## DIRECTIVE
Write out, word for word, every line from the first one through the line that holds "0.116, 0.109, 0.103];", and nothing else; skip the pictures.

* START MATERIAL PROVIDED *

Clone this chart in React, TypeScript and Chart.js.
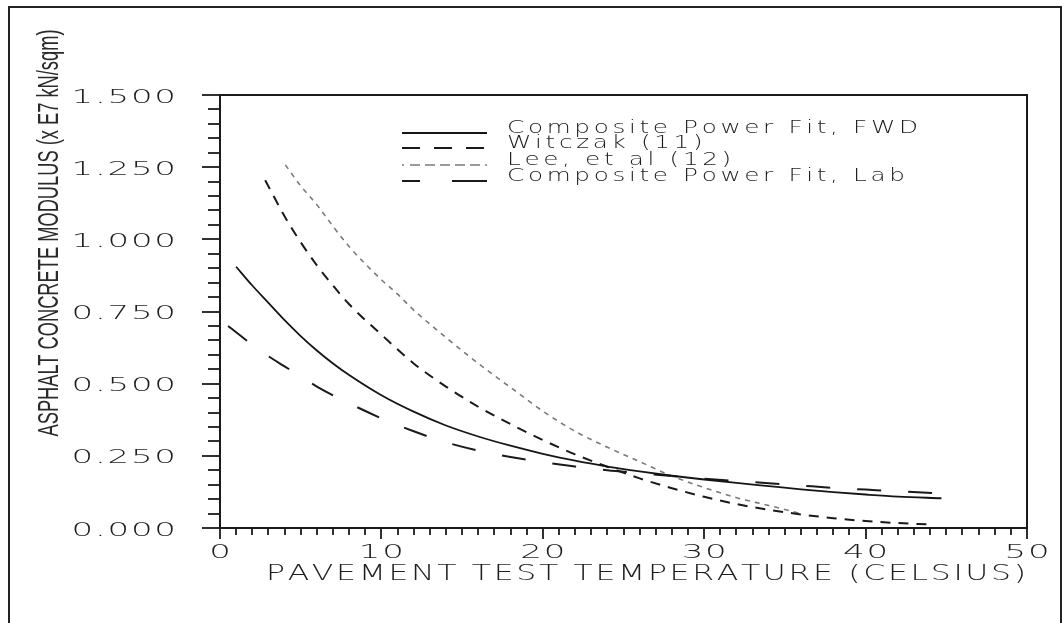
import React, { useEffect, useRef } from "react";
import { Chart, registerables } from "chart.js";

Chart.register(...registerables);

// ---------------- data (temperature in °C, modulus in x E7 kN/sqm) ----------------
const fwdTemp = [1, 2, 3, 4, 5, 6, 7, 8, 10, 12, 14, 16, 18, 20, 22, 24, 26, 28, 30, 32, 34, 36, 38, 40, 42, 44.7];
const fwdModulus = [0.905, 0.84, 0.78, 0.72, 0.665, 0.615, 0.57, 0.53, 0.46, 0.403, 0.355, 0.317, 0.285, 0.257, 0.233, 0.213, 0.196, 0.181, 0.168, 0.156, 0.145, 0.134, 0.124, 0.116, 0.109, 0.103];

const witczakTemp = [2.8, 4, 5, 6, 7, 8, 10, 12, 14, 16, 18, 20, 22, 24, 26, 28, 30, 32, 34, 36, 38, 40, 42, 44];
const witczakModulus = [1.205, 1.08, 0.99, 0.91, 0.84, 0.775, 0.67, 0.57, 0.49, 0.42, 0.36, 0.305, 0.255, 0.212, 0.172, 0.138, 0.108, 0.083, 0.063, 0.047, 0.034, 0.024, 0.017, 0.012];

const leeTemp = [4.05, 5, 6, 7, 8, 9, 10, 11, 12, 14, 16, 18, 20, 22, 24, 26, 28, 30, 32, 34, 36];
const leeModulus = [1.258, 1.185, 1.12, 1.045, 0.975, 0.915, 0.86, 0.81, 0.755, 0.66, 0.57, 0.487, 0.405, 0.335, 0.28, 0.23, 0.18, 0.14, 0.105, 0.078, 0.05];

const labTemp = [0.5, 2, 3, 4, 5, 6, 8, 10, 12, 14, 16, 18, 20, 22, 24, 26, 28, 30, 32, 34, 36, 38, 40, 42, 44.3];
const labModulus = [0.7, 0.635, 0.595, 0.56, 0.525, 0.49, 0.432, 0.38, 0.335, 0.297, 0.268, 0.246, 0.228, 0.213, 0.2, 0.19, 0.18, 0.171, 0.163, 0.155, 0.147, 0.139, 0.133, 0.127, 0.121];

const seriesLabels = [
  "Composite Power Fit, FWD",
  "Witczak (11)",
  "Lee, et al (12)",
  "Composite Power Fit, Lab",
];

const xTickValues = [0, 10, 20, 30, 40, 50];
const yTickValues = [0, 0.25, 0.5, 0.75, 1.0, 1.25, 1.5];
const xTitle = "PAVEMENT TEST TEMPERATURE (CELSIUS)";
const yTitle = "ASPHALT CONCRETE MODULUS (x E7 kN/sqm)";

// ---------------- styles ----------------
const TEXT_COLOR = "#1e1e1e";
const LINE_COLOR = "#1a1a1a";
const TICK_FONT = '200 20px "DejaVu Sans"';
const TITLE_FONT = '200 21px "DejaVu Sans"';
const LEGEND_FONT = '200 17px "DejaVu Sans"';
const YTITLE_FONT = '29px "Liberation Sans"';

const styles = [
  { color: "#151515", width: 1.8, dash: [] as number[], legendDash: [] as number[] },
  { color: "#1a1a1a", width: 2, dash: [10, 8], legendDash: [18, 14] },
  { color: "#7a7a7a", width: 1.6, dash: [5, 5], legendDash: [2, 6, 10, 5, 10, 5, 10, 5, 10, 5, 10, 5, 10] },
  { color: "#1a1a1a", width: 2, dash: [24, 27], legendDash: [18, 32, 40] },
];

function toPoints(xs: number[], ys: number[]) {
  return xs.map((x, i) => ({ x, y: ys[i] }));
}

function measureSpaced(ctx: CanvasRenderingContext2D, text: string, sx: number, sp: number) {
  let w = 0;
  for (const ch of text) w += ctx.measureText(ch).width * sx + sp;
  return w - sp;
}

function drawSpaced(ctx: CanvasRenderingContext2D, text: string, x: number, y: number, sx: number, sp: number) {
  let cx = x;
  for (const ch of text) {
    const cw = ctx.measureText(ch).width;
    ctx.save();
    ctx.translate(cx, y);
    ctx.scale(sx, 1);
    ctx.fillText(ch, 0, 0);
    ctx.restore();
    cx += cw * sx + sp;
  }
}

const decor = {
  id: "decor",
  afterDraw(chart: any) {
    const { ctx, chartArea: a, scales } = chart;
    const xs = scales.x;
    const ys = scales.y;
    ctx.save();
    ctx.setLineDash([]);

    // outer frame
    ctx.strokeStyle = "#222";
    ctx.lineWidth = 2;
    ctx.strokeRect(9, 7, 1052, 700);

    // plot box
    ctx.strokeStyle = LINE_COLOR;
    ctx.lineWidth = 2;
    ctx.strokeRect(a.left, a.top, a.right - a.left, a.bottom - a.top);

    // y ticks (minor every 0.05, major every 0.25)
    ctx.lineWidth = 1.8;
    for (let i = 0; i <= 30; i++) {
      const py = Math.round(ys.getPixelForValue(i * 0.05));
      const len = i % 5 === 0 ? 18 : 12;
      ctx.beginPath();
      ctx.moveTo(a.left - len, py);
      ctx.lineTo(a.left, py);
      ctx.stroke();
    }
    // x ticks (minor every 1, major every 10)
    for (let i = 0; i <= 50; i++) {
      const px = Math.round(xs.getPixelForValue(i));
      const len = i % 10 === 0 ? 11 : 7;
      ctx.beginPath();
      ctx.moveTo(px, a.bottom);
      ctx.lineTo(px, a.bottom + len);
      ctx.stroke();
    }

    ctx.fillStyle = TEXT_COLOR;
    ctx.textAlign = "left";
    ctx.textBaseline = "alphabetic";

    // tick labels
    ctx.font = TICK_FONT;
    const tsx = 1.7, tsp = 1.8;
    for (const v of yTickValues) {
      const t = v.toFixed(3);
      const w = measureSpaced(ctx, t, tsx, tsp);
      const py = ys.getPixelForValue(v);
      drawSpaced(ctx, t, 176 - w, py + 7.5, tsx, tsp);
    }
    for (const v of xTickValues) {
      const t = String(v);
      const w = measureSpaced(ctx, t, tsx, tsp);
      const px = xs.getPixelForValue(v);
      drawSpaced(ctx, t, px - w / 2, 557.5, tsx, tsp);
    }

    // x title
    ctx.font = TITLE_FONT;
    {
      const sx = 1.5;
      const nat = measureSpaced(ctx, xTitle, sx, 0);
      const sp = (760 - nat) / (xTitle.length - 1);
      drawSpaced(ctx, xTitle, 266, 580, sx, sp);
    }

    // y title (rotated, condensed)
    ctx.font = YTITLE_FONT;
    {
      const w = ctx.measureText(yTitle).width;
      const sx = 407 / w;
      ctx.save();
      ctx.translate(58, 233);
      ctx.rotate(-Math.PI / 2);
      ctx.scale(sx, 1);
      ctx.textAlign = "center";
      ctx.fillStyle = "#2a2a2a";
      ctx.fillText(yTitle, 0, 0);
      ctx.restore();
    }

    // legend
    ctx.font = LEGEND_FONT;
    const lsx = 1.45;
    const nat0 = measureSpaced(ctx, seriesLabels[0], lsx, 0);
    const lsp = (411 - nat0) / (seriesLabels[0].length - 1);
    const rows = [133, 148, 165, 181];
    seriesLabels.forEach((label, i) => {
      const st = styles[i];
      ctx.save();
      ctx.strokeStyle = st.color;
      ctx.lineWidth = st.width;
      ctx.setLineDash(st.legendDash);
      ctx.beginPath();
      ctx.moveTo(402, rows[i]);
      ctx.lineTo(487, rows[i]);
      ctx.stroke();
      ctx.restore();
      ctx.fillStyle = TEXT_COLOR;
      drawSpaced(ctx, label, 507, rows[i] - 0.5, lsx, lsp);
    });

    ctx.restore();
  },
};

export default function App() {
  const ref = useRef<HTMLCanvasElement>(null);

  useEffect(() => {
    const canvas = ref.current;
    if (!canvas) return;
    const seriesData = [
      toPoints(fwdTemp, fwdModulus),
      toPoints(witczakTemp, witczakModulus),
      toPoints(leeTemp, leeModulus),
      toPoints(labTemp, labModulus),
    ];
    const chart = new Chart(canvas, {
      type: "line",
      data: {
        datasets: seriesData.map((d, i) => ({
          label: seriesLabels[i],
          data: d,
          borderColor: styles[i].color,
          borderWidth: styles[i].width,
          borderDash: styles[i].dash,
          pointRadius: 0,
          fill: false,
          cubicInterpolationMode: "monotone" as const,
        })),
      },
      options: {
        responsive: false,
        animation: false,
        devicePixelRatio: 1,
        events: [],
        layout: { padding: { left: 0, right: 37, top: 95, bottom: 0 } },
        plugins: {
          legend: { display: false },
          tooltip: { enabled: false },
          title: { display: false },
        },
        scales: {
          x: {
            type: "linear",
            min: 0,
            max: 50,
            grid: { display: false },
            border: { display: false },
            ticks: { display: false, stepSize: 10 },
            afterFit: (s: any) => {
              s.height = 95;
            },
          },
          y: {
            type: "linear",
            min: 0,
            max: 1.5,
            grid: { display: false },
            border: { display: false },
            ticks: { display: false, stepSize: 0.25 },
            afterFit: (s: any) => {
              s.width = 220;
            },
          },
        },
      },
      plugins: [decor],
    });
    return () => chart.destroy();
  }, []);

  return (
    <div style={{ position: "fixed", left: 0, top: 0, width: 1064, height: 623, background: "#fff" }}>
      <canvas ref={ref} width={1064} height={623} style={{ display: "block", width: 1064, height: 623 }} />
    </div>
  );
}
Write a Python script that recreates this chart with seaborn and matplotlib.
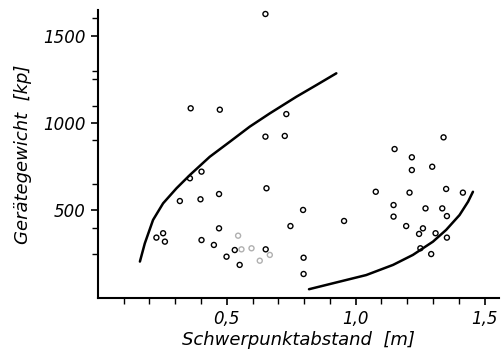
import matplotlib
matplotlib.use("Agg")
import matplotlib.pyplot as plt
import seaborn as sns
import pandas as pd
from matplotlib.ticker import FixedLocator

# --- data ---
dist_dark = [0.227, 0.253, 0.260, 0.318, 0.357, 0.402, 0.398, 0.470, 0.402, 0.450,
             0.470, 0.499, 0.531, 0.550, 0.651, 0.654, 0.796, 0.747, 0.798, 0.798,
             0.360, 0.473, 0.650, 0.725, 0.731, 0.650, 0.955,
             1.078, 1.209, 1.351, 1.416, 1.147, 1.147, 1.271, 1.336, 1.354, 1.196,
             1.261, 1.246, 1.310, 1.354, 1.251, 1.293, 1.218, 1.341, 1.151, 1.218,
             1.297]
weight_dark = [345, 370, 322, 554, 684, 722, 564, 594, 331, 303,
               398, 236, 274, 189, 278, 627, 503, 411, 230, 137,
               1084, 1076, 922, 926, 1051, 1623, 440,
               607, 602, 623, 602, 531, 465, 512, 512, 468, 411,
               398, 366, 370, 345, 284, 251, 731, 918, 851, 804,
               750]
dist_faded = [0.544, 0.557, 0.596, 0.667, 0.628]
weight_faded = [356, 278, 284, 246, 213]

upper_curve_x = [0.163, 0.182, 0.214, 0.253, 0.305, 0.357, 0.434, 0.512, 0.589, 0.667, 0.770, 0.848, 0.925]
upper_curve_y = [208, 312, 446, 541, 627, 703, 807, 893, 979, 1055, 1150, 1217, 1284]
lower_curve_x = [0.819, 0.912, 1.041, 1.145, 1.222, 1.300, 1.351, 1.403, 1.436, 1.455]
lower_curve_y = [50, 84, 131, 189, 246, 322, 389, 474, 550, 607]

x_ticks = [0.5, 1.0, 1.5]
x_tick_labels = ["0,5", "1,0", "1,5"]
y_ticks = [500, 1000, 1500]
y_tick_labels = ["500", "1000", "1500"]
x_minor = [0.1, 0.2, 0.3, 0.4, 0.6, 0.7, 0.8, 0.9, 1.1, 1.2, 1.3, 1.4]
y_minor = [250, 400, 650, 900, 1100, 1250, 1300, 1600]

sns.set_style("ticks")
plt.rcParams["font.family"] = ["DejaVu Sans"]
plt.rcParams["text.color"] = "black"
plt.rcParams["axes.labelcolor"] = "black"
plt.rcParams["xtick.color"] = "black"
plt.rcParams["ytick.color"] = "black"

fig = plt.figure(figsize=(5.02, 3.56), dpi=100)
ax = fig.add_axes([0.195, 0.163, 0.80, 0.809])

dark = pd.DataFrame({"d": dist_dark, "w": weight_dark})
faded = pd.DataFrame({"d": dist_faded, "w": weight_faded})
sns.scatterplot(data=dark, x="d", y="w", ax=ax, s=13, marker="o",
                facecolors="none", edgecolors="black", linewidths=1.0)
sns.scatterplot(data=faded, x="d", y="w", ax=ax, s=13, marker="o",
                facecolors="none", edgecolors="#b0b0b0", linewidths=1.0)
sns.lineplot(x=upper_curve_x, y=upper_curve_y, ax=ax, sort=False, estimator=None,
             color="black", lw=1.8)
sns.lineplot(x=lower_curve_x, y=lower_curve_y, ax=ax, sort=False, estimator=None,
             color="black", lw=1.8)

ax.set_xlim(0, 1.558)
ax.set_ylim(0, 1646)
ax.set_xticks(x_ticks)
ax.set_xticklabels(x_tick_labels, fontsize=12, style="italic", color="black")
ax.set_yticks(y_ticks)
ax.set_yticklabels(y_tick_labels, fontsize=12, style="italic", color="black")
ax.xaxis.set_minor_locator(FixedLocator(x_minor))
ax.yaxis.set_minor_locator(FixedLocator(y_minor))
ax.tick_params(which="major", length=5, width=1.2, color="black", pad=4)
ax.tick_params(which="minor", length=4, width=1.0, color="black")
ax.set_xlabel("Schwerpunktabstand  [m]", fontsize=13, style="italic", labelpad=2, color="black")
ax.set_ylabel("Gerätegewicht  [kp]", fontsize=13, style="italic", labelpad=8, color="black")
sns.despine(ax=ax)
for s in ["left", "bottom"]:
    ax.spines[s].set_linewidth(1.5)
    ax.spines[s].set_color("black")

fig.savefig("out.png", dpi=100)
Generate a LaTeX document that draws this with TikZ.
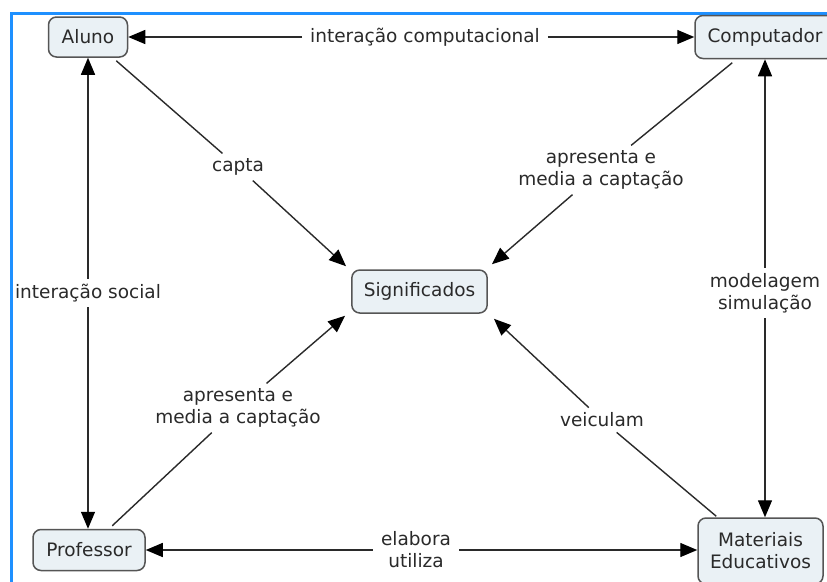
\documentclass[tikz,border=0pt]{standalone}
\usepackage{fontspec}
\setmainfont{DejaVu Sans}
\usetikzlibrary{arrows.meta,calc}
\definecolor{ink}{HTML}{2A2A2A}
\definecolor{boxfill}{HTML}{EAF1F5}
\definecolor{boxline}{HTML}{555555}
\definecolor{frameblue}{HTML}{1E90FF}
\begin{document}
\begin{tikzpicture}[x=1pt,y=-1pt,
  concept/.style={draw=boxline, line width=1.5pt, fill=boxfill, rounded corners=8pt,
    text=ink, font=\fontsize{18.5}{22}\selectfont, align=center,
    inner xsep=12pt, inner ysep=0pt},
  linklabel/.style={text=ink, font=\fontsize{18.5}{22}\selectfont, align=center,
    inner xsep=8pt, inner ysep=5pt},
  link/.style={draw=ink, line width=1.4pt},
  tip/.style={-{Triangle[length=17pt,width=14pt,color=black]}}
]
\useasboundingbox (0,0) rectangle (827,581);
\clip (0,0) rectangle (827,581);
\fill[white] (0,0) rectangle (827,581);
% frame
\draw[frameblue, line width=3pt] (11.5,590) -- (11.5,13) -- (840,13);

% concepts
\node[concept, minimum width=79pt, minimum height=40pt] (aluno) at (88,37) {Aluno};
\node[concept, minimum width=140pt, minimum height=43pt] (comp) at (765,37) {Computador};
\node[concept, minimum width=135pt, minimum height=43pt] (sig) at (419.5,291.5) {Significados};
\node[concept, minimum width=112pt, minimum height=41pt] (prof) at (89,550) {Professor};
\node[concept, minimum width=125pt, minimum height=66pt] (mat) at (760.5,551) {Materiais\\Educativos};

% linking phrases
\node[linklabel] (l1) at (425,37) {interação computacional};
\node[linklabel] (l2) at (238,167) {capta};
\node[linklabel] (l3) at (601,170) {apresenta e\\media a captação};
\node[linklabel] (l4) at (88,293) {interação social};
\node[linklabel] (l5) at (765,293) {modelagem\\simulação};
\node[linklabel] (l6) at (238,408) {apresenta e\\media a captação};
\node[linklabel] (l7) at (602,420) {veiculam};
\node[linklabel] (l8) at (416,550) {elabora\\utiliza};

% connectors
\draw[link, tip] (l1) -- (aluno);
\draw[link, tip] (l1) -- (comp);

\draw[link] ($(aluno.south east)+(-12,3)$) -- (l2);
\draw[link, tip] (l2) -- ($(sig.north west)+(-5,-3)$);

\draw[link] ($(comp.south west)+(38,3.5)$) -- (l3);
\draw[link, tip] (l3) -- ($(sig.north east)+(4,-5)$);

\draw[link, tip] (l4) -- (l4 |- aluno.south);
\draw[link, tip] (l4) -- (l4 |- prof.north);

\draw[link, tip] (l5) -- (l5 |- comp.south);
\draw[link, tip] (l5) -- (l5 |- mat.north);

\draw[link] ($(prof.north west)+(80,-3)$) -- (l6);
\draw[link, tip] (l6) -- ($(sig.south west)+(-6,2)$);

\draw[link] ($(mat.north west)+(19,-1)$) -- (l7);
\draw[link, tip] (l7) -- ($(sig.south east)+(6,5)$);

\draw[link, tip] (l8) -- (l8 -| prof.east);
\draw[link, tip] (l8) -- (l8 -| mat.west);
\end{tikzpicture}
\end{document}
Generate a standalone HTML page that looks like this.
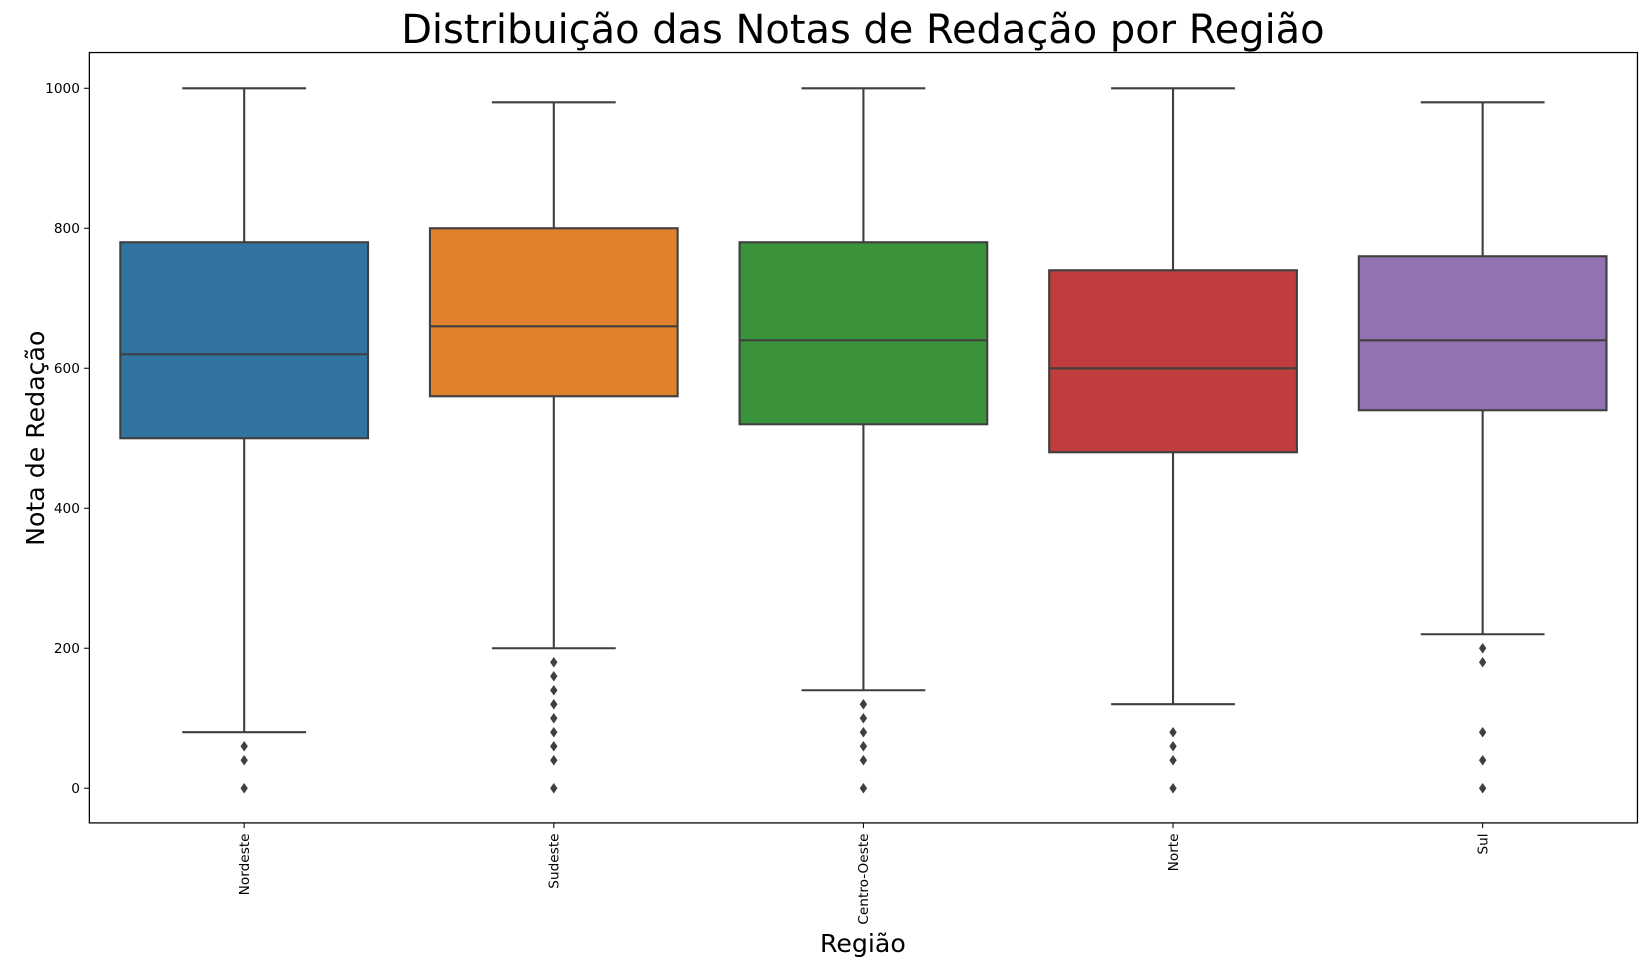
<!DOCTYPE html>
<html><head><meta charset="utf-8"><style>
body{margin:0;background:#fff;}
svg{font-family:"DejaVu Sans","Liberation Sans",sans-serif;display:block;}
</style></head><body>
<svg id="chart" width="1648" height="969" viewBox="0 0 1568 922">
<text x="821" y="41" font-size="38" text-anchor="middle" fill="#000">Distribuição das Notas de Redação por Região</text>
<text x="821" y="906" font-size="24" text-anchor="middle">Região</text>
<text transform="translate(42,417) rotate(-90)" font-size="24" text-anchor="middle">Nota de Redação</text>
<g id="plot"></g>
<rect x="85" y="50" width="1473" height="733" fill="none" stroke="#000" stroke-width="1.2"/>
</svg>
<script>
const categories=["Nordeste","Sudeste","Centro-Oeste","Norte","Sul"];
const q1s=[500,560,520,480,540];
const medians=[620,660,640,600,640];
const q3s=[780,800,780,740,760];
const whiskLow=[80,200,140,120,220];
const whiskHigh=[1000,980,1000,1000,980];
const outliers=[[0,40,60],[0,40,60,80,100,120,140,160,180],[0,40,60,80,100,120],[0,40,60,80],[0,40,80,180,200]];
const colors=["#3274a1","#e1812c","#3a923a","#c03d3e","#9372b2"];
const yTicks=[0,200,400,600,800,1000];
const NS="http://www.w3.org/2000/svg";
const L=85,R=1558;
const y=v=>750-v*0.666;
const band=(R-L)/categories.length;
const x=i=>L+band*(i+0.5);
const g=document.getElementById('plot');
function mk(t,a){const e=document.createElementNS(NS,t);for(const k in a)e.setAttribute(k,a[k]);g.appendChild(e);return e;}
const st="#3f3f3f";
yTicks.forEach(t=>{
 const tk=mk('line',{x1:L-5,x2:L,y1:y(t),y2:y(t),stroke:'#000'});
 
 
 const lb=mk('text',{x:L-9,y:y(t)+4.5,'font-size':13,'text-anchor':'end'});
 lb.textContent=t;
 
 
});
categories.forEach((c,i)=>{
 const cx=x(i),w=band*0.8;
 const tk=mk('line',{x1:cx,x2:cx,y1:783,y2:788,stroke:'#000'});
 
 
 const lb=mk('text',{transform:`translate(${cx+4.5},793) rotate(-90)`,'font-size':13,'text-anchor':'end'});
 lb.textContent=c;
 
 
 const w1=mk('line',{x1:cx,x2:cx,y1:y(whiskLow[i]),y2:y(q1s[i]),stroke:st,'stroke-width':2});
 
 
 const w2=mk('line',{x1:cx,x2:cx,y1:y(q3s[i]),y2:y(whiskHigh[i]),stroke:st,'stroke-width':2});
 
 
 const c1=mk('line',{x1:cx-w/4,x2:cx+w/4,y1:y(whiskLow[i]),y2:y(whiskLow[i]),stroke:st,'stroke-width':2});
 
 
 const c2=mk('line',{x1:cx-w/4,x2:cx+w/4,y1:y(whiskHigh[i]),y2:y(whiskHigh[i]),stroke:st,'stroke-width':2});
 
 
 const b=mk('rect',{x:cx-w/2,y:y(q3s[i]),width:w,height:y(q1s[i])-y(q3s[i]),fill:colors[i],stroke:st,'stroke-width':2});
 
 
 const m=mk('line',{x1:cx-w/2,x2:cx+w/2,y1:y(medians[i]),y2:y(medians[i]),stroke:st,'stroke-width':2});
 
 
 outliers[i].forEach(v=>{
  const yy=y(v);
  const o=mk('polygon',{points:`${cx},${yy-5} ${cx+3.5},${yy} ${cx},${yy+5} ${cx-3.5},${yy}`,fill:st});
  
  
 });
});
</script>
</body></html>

* END MATERIAL PROVIDED *

## TASK RESULT
Clone this chart in React, TypeScript and Chart.js.
import React, { useEffect, useRef } from "react";
import { Chart, registerables } from "chart.js";

Chart.register(...registerables);

// ---------------- data (temperature in °C, modulus in x E7 kN/sqm) ----------------
const fwdTemp = [1, 2, 3, 4, 5, 6, 7, 8, 10, 12, 14, 16, 18, 20, 22, 24, 26, 28, 30, 32, 34, 36, 38, 40, 42, 44.7];
const fwdModulus = [0.905, 0.84, 0.78, 0.72, 0.665, 0.615, 0.57, 0.53, 0.46, 0.403, 0.355, 0.317, 0.285, 0.257, 0.233, 0.213, 0.196, 0.181, 0.168, 0.156, 0.145, 0.134, 0.124, 0.116, 0.109, 0.103];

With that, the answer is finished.